Appendix 11.C Wilcoxon Signed Rank Test When Sampling from Two Dependent Populations: Paired Comparisons

As in Sections 2 and 5, let us assume that a paired experiment yields the n pairs of observations (X₁,Y₁), . . . , (X_n,Y_n), where X_i and Y_i, i = 1, . . . , n, are members of the same pair (X_i, Y_i), with X_i drawn from population 1 and Y_i drawn from population 2. For the ith pair (X_i,Y_i), let D_i = X_i − Y_i, i = 1,. . ., n, where D_i is the ith observation on the random variable D. It is assumed that the population probability distributions are continuous, with the measurements taken on an interval or ratio scale since both the signs of the D_i's as well as their ranks will be utilized. Moreover, the D_i's are taken to be independent random variables that follow a distribution that is symmetrical about a common median.

A comparison of the members of each pair (X_i,Y_i) will render a “+” sign, a “−” sign, or a zero value.

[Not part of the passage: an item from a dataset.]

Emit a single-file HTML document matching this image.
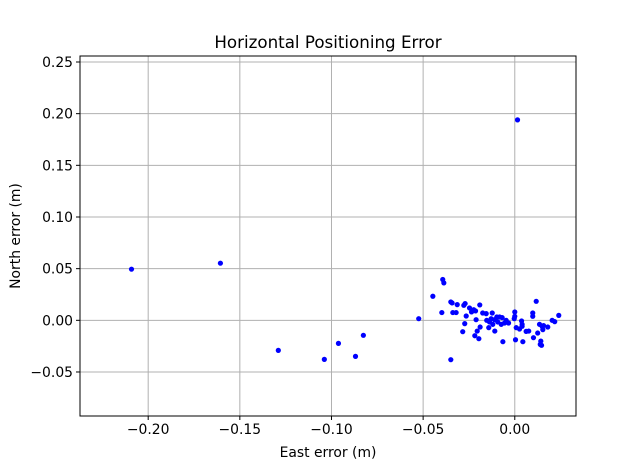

In this regard, when the value of an element from population 1 exceeds the value of its paired element from population 2, we will assign a “+” sign to the pair (X_i,Y_i) and D_i > 0. If the value of an element from population 1 falls short of the value of its paired counterpart from population 2, then the pair is assigned a “−” sign and D_i < 0. Ties obviously occur if D_i = 0, in which case the pair (X_i,Y_i) producing the tie is eliminated from the sample.

The Wilcoxon signed rank test involving matched pairs is constructed so as to test the null hypothesis H₀: the population ...